> [What is asked]: Copy exactly the lines from the start of the material through the line with "ctx.fillText(seriesNames[1], 157, 22.5);". Pictures stay out of the copy.

━━━ Data shown ━━━

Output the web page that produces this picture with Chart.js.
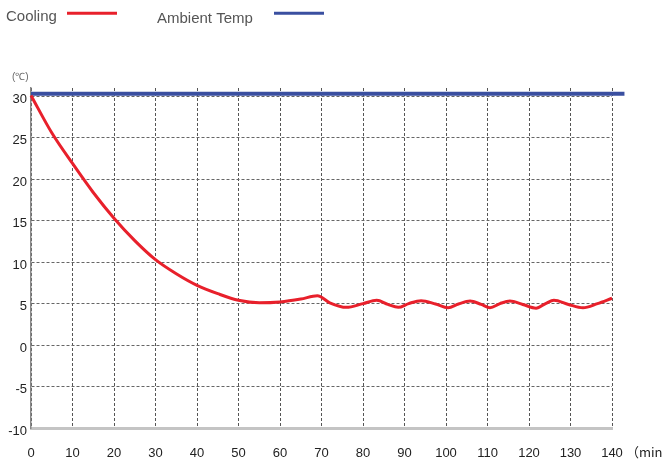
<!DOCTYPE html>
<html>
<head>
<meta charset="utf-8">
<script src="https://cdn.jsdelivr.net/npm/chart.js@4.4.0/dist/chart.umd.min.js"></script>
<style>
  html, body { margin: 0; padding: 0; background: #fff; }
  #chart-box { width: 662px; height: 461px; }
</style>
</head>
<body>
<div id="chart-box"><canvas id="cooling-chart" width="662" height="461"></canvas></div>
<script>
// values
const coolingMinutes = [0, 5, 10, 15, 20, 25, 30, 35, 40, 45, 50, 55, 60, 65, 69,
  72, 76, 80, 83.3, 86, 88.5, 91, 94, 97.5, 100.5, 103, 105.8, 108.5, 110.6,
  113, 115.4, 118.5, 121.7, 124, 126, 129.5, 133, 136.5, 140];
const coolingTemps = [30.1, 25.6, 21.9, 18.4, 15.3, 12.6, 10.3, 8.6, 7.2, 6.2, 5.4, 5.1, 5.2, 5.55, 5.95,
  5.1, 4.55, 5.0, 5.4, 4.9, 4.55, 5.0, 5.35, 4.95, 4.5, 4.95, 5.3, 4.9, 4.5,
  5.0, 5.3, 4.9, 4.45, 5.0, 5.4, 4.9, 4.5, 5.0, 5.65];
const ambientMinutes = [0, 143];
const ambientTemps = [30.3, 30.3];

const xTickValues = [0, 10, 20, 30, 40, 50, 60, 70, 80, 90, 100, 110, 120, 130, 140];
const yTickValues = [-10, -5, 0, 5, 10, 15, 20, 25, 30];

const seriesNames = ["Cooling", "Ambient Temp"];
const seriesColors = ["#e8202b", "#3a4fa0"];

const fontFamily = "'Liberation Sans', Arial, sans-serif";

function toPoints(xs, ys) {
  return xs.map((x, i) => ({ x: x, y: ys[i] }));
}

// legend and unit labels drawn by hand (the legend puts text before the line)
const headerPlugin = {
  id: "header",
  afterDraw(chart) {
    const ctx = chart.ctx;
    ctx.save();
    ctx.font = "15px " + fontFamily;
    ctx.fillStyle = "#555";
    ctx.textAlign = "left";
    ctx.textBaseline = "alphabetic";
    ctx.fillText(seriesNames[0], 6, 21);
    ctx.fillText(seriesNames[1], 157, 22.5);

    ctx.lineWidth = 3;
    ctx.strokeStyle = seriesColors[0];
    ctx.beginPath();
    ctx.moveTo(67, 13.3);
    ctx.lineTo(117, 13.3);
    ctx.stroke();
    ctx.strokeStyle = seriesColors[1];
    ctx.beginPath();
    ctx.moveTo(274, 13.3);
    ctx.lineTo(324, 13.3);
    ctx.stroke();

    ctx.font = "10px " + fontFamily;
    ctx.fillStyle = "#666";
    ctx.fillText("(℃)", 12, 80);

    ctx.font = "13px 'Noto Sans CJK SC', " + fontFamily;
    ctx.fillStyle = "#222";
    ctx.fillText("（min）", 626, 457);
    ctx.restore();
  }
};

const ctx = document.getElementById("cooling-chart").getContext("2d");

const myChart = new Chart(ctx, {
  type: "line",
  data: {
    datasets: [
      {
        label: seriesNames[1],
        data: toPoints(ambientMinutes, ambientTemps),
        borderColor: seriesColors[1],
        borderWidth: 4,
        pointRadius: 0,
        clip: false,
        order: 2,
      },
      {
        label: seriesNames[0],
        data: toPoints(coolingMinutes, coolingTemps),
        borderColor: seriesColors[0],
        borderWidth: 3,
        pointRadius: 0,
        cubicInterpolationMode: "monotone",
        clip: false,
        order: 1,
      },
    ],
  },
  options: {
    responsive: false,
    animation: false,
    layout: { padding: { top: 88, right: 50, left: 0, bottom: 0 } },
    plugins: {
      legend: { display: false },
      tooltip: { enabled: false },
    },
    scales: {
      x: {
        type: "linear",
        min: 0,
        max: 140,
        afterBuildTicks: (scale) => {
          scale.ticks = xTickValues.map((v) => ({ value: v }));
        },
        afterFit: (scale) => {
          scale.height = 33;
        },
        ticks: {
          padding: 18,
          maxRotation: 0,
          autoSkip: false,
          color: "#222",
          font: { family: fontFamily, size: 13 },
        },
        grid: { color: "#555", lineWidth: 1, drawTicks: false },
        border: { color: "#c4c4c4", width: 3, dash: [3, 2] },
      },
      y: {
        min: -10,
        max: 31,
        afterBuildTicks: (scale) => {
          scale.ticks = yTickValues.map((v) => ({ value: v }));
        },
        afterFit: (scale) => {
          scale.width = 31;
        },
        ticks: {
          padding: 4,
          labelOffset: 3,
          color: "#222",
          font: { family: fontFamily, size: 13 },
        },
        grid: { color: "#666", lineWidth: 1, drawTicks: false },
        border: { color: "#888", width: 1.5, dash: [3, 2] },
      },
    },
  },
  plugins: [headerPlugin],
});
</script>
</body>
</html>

━━━

> [Full solution]:
Output the web page that produces this picture with Chart.js.
<!DOCTYPE html>
<html>
<head>
<meta charset="utf-8">
<script src="https://cdn.jsdelivr.net/npm/chart.js@4.4.0/dist/chart.umd.min.js"></script>
<style>
  html, body { margin: 0; padding: 0; background: #fff; }
  #chart-box { width: 662px; height: 461px; }
</style>
</head>
<body>
<div id="chart-box"><canvas id="cooling-chart" width="662" height="461"></canvas></div>
<script>
// values
const coolingMinutes = [0, 5, 10, 15, 20, 25, 30, 35, 40, 45, 50, 55, 60, 65, 69,
  72, 76, 80, 83.3, 86, 88.5, 91, 94, 97.5, 100.5, 103, 105.8, 108.5, 110.6,
  113, 115.4, 118.5, 121.7, 124, 126, 129.5, 133, 136.5, 140];
const coolingTemps = [30.1, 25.6, 21.9, 18.4, 15.3, 12.6, 10.3, 8.6, 7.2, 6.2, 5.4, 5.1, 5.2, 5.55, 5.95,
  5.1, 4.55, 5.0, 5.4, 4.9, 4.55, 5.0, 5.35, 4.95, 4.5, 4.95, 5.3, 4.9, 4.5,
  5.0, 5.3, 4.9, 4.45, 5.0, 5.4, 4.9, 4.5, 5.0, 5.65];
const ambientMinutes = [0, 143];
const ambientTemps = [30.3, 30.3];

const xTickValues = [0, 10, 20, 30, 40, 50, 60, 70, 80, 90, 100, 110, 120, 130, 140];
const yTickValues = [-10, -5, 0, 5, 10, 15, 20, 25, 30];

const seriesNames = ["Cooling", "Ambient Temp"];
const seriesColors = ["#e8202b", "#3a4fa0"];

const fontFamily = "'Liberation Sans', Arial, sans-serif";

function toPoints(xs, ys) {
  return xs.map((x, i) => ({ x: x, y: ys[i] }));
}

// legend and unit labels drawn by hand (the legend puts text before the line)
const headerPlugin = {
  id: "header",
  afterDraw(chart) {
    const ctx = chart.ctx;
    ctx.save();
    ctx.font = "15px " + fontFamily;
    ctx.fillStyle = "#555";
    ctx.textAlign = "left";
    ctx.textBaseline = "alphabetic";
    ctx.fillText(seriesNames[0], 6, 21);
    ctx.fillText(seriesNames[1], 157, 22.5);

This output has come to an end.